Few studies have examined the effects of off-target movement of 2,4-D and dicamba on a variety of garden annual species. Hatterman-Valenti and Mayland (2005) applied sublethal rates of 2,4-D, dicamba, and 2,4-D + dicamba + mecoprop at 5%, 10%, and 20% of the labeled rates on various annual flowers including impatiens (Impatiens walleriana), zonal geranium (Pelargonium ×hortorum), and african marigold (Tagetes erecta) during early flowering stages. Impatiens and zonal geranium were some of the most tolerant species tested, with less than 10% and 16% visual injury, respectively, across all rates and herbicides. These authors also found that sublethal rates of dicamba caused an increase in flowering on impatiens, whereas sublethal rates of 2,4-D did not. However, some annual flower species tested were more sensitive to sublethal rates of 2,4-D and dicamba including floss flower (Ageratum houstonianum) and sweet alyssum (Lobularia maritima). Another study conducted by Hatterman-Valenti et al. (1995) found that impatiens and zonal geranium were more tolerant to sublethal rates of triclopyr and 2,4-D but that african marigold, petunia, and wax begonia were more sensitive to these herbicide treatments. Reduced flowering was also observed with increasing rates of 2,4-D and triclopyr on petunia and african marigold but not on impatiens (Hatterman-Valenti et al., 1995).

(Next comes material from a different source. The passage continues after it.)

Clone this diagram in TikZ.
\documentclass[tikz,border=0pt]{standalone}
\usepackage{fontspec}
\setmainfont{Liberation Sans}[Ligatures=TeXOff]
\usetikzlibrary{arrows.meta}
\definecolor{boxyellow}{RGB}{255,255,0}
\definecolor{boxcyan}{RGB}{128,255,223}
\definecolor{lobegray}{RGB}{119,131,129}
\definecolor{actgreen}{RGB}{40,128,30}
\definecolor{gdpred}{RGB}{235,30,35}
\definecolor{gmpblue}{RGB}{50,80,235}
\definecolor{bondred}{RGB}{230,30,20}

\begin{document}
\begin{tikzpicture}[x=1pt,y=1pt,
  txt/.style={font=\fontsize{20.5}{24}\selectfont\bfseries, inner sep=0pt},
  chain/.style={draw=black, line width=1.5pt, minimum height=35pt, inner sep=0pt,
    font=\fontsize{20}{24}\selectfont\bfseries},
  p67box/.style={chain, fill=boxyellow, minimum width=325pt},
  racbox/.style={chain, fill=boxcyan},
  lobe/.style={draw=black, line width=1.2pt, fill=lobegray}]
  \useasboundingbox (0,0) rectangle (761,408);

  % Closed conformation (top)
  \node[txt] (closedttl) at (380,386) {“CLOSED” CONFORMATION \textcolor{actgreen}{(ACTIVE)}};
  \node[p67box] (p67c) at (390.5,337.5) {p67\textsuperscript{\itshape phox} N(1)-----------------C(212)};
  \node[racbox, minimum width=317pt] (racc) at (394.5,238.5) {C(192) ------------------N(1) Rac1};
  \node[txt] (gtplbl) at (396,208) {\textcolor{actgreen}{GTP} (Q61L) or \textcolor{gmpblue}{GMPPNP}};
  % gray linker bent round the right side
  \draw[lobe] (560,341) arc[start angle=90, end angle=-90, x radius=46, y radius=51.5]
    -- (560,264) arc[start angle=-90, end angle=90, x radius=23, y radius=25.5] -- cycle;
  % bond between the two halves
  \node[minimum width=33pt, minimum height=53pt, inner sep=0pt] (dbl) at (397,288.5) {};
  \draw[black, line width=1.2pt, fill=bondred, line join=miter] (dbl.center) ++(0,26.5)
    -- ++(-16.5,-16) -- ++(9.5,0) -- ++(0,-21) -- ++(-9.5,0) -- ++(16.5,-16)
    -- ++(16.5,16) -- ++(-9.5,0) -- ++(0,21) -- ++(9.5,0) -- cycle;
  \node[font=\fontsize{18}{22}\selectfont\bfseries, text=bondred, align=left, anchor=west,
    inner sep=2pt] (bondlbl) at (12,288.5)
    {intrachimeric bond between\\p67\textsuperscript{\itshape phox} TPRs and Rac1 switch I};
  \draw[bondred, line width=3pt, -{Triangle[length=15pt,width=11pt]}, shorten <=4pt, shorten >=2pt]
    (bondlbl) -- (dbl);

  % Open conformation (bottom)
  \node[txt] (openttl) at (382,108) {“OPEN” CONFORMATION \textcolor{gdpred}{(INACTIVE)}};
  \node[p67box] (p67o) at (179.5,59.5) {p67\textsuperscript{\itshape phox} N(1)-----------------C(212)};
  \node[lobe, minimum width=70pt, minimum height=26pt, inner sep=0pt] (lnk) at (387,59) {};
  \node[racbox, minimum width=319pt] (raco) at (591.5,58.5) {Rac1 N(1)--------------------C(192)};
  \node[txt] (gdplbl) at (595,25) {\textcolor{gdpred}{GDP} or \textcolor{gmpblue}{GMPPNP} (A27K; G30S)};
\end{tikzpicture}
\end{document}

Collectively, these results show that select garden annuals are variable in their response to herbicide treatments containing 2,4-D or dicamba. However, few studies exist that have investigated the effect of 2,4-D or dicamba combined with glyphosate on garden annuals. Because 2,4-D and dicamba are selective herbicides that only control of broadleaf weeds, adding glyphosate to 2,4-D or dicamba will provide broad spectrum control of broadleaf and grass weeds. Glyphosate will be a common tank-mix component in these 2,4-D-or dicamba-resistant cropping systems. Therefore, the likelihood of drift from a combination of these herbicides will increase. Often, homeowners or commercial greenhouses and nurseries will be located near or around row crop production areas, and therefore drift from these herbicides may affect sensitive plants, including garden annuals. For example, Bradley (2017) reported that in 2017, 40 residential properties, which included garden annuals, trees, and shrubs, were injured by off-target movement of dicamba in Missouri. In addition, 11 commercial gardens were reported to have injury symptoms from dicamba drift in 2017. In June 2018, there were four reported cases of annual flowers experiencing injury from dicamba off-target movement between Arkansas and Missouri (Bradley, 2018). Because 2017 and 2018 were the first years that the dicamba-resistant crop technology was commercially available with an approved herbicide to apply over top of these crops, it is likely that at least some portion of these incidents were a result of off-target movement of dicamba from nearby dicamba-resistant cotton or soybean fields. In the future, if greater adaption of 2,4-D-resistant crops occurs in U.S. agriculture, there is also the potential for an increased number of off-target movement incidents with 2,4-D. Therefore, the objective of this research was to determine the sensitivity of common garden annuals to sublethal rates of 2,4-D and dicamba with and without glyphosate.